> _GIVEN TASK_: Copy out each line exactly; pictures stay out of the copy.

> _MATERIAL_:
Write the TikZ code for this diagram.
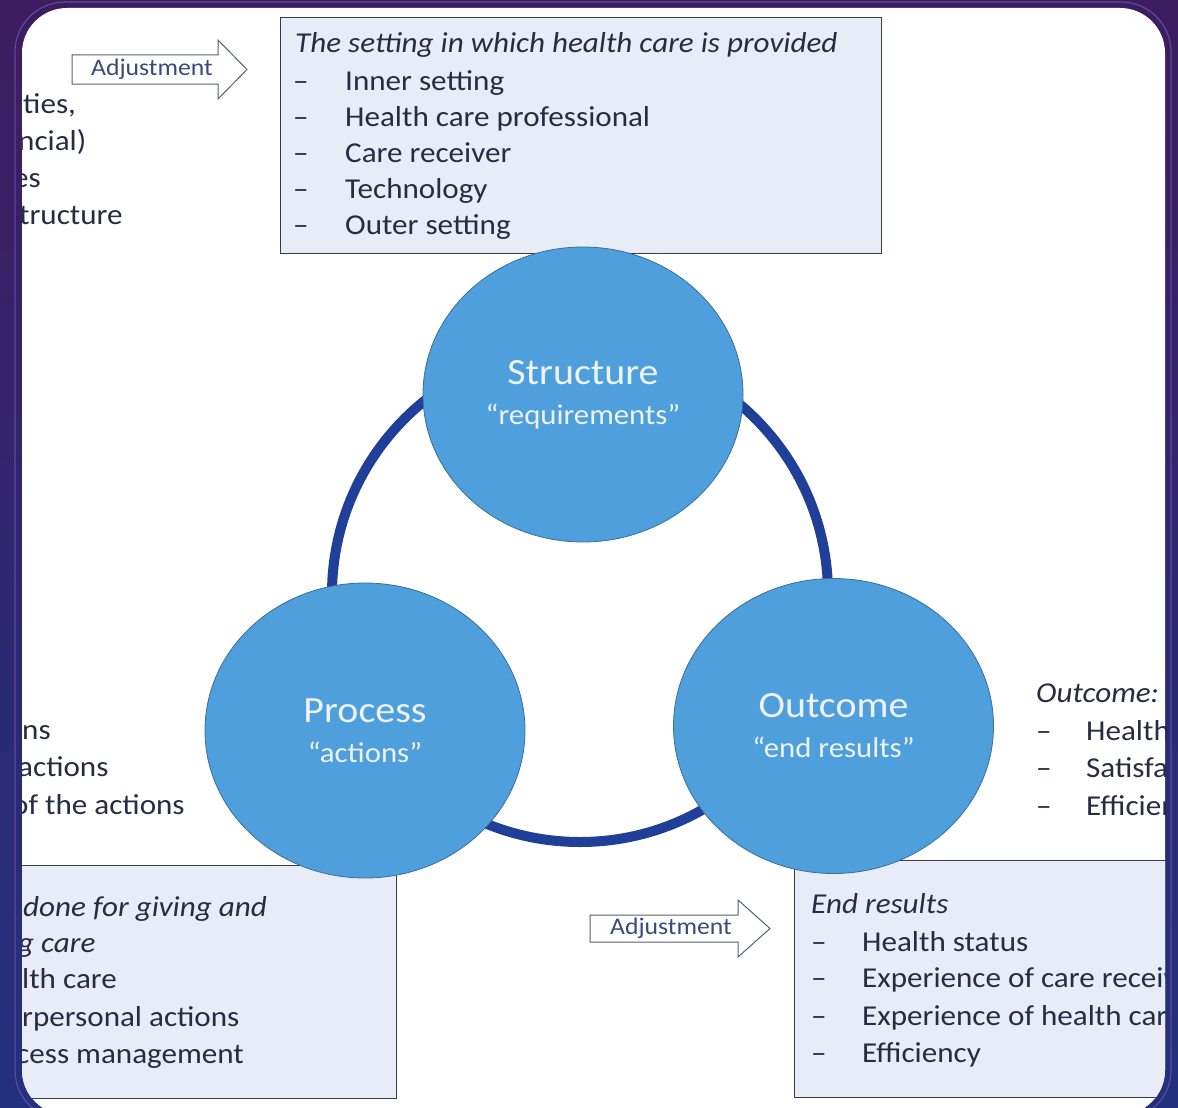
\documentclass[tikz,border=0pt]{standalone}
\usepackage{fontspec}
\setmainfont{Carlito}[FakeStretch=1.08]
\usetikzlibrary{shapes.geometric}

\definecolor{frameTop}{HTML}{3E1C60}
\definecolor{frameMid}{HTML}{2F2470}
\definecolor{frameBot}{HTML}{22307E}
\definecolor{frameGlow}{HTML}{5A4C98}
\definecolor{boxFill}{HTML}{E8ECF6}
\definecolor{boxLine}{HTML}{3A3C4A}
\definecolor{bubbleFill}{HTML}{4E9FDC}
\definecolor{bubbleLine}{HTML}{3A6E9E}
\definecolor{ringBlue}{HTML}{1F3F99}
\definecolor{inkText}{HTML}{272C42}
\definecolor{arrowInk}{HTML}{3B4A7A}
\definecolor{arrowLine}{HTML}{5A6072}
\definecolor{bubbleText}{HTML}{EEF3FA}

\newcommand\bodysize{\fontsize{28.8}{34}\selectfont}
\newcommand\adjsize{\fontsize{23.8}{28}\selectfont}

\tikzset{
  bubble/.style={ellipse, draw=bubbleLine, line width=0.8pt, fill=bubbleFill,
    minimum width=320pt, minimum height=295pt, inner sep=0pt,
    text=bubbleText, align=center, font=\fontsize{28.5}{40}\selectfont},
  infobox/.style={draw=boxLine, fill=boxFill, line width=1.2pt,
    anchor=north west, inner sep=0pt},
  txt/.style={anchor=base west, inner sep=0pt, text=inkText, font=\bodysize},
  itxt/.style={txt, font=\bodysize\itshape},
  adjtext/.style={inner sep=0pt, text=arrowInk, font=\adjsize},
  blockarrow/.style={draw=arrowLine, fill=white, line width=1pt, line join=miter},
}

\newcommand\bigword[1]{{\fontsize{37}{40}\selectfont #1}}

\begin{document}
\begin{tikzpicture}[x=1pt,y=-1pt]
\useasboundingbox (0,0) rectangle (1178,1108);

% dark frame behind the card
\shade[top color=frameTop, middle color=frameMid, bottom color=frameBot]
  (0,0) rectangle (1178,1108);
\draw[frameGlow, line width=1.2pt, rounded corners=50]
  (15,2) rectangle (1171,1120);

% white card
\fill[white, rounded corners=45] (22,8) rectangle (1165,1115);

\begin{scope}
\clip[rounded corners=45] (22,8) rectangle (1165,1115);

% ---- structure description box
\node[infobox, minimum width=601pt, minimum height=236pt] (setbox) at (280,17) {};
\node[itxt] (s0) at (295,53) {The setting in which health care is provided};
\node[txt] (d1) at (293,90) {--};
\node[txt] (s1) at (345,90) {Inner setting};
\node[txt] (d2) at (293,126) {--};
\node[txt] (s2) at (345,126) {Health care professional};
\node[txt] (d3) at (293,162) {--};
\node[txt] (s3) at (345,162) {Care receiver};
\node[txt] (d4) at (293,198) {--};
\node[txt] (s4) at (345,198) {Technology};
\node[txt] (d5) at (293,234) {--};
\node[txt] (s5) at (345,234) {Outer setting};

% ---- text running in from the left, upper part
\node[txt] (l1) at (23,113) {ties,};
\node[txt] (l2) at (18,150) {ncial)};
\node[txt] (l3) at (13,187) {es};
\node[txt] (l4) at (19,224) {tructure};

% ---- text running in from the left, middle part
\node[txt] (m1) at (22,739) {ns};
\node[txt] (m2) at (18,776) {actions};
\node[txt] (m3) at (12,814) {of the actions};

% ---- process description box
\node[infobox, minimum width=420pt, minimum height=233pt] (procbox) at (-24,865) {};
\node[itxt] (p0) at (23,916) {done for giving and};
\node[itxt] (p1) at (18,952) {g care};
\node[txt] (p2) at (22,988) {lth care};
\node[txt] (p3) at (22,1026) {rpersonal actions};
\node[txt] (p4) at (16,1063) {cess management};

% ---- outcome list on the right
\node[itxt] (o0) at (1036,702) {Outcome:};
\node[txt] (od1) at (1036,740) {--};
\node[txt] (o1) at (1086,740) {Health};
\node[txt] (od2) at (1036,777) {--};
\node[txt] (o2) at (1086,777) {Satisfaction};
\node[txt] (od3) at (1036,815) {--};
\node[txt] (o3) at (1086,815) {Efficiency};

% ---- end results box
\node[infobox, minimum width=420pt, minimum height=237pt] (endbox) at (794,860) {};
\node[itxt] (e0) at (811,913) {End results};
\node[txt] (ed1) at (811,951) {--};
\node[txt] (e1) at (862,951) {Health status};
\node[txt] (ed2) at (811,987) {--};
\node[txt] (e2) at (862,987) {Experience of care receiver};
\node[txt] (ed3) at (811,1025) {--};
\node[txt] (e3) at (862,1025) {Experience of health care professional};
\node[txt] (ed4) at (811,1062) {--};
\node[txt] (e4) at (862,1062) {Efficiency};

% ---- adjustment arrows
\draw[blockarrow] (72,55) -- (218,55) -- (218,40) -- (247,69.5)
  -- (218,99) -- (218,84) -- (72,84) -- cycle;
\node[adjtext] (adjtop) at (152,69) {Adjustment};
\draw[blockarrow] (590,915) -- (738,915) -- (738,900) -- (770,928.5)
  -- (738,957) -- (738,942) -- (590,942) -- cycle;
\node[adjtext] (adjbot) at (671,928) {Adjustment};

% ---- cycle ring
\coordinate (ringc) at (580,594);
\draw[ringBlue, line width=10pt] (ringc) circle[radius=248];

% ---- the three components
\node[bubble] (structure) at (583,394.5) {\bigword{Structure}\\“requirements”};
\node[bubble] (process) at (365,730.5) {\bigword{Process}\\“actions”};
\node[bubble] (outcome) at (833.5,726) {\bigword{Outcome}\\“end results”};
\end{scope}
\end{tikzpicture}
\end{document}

> _FULL OUTPUT_:
Write the TikZ code for this diagram.
\documentclass[tikz,border=0pt]{standalone}
\usepackage{fontspec}
\setmainfont{Carlito}[FakeStretch=1.08]
\usetikzlibrary{shapes.geometric}

\definecolor{frameTop}{HTML}{3E1C60}
\definecolor{frameMid}{HTML}{2F2470}
\definecolor{frameBot}{HTML}{22307E}
\definecolor{frameGlow}{HTML}{5A4C98}
\definecolor{boxFill}{HTML}{E8ECF6}
\definecolor{boxLine}{HTML}{3A3C4A}
\definecolor{bubbleFill}{HTML}{4E9FDC}
\definecolor{bubbleLine}{HTML}{3A6E9E}
\definecolor{ringBlue}{HTML}{1F3F99}
\definecolor{inkText}{HTML}{272C42}
\definecolor{arrowInk}{HTML}{3B4A7A}
\definecolor{arrowLine}{HTML}{5A6072}
\definecolor{bubbleText}{HTML}{EEF3FA}

\newcommand\bodysize{\fontsize{28.8}{34}\selectfont}
\newcommand\adjsize{\fontsize{23.8}{28}\selectfont}

\tikzset{
  bubble/.style={ellipse, draw=bubbleLine, line width=0.8pt, fill=bubbleFill,
    minimum width=320pt, minimum height=295pt, inner sep=0pt,
    text=bubbleText, align=center, font=\fontsize{28.5}{40}\selectfont},
  infobox/.style={draw=boxLine, fill=boxFill, line width=1.2pt,
    anchor=north west, inner sep=0pt},
  txt/.style={anchor=base west, inner sep=0pt, text=inkText, font=\bodysize},
  itxt/.style={txt, font=\bodysize\itshape},
  adjtext/.style={inner sep=0pt, text=arrowInk, font=\adjsize},
  blockarrow/.style={draw=arrowLine, fill=white, line width=1pt, line join=miter},
}

\newcommand\bigword[1]{{\fontsize{37}{40}\selectfont #1}}

\begin{document}
\begin{tikzpicture}[x=1pt,y=-1pt]
\useasboundingbox (0,0) rectangle (1178,1108);

% dark frame behind the card
\shade[top color=frameTop, middle color=frameMid, bottom color=frameBot]
  (0,0) rectangle (1178,1108);
\draw[frameGlow, line width=1.2pt, rounded corners=50]
  (15,2) rectangle (1171,1120);

% white card
\fill[white, rounded corners=45] (22,8) rectangle (1165,1115);

\begin{scope}
\clip[rounded corners=45] (22,8) rectangle (1165,1115);

% ---- structure description box
\node[infobox, minimum width=601pt, minimum height=236pt] (setbox) at (280,17) {};
\node[itxt] (s0) at (295,53) {The setting in which health care is provided};
\node[txt] (d1) at (293,90) {--};
\node[txt] (s1) at (345,90) {Inner setting};
\node[txt] (d2) at (293,126) {--};
\node[txt] (s2) at (345,126) {Health care professional};
\node[txt] (d3) at (293,162) {--};
\node[txt] (s3) at (345,162) {Care receiver};
\node[txt] (d4) at (293,198) {--};
\node[txt] (s4) at (345,198) {Technology};
\node[txt] (d5) at (293,234) {--};
\node[txt] (s5) at (345,234) {Outer setting};

% ---- text running in from the left, upper part
\node[txt] (l1) at (23,113) {ties,};
\node[txt] (l2) at (18,150) {ncial)};
\node[txt] (l3) at (13,187) {es};
\node[txt] (l4) at (19,224) {tructure};

% ---- text running in from the left, middle part
\node[txt] (m1) at (22,739) {ns};
\node[txt] (m2) at (18,776) {actions};
\node[txt] (m3) at (12,814) {of the actions};

% ---- process description box
\node[infobox, minimum width=420pt, minimum height=233pt] (procbox) at (-24,865) {};
\node[itxt] (p0) at (23,916) {done for giving and};
\node[itxt] (p1) at (18,952) {g care};
\node[txt] (p2) at (22,988) {lth care};
\node[txt] (p3) at (22,1026) {rpersonal actions};
\node[txt] (p4) at (16,1063) {cess management};

% ---- outcome list on the right
\node[itxt] (o0) at (1036,702) {Outcome:};
\node[txt] (od1) at (1036,740) {--};
\node[txt] (o1) at (1086,740) {Health};
\node[txt] (od2) at (1036,777) {--};
\node[txt] (o2) at (1086,777) {Satisfaction};
\node[txt] (od3) at (1036,815) {--};
\node[txt] (o3) at (1086,815) {Efficiency};

% ---- end results box
\node[infobox, minimum width=420pt, minimum height=237pt] (endbox) at (794,860) {};
\node[itxt] (e0) at (811,913) {End results};
\node[txt] (ed1) at (811,951) {--};
\node[txt] (e1) at (862,951) {Health status};
\node[txt] (ed2) at (811,987) {--};
\node[txt] (e2) at (862,987) {Experience of care receiver};
\node[txt] (ed3) at (811,1025) {--};
\node[txt] (e3) at (862,1025) {Experience of health care professional};
\node[txt] (ed4) at (811,1062) {--};
\node[txt] (e4) at (862,1062) {Efficiency};

% ---- adjustment arrows
\draw[blockarrow] (72,55) -- (218,55) -- (218,40) -- (247,69.5)
  -- (218,99) -- (218,84) -- (72,84) -- cycle;
\node[adjtext] (adjtop) at (152,69) {Adjustment};
\draw[blockarrow] (590,915) -- (738,915) -- (738,900) -- (770,928.5)
  -- (738,957) -- (738,942) -- (590,942) -- cycle;
\node[adjtext] (adjbot) at (671,928) {Adjustment};

% ---- cycle ring
\coordinate (ringc) at (580,594);
\draw[ringBlue, line width=10pt] (ringc) circle[radius=248];

% ---- the three components
\node[bubble] (structure) at (583,394.5) {\bigword{Structure}\\“requirements”};
\node[bubble] (process) at (365,730.5) {\bigword{Process}\\“actions”};
\node[bubble] (outcome) at (833.5,726) {\bigword{Outcome}\\“end results”};
\end{scope}
\end{tikzpicture}
\end{document}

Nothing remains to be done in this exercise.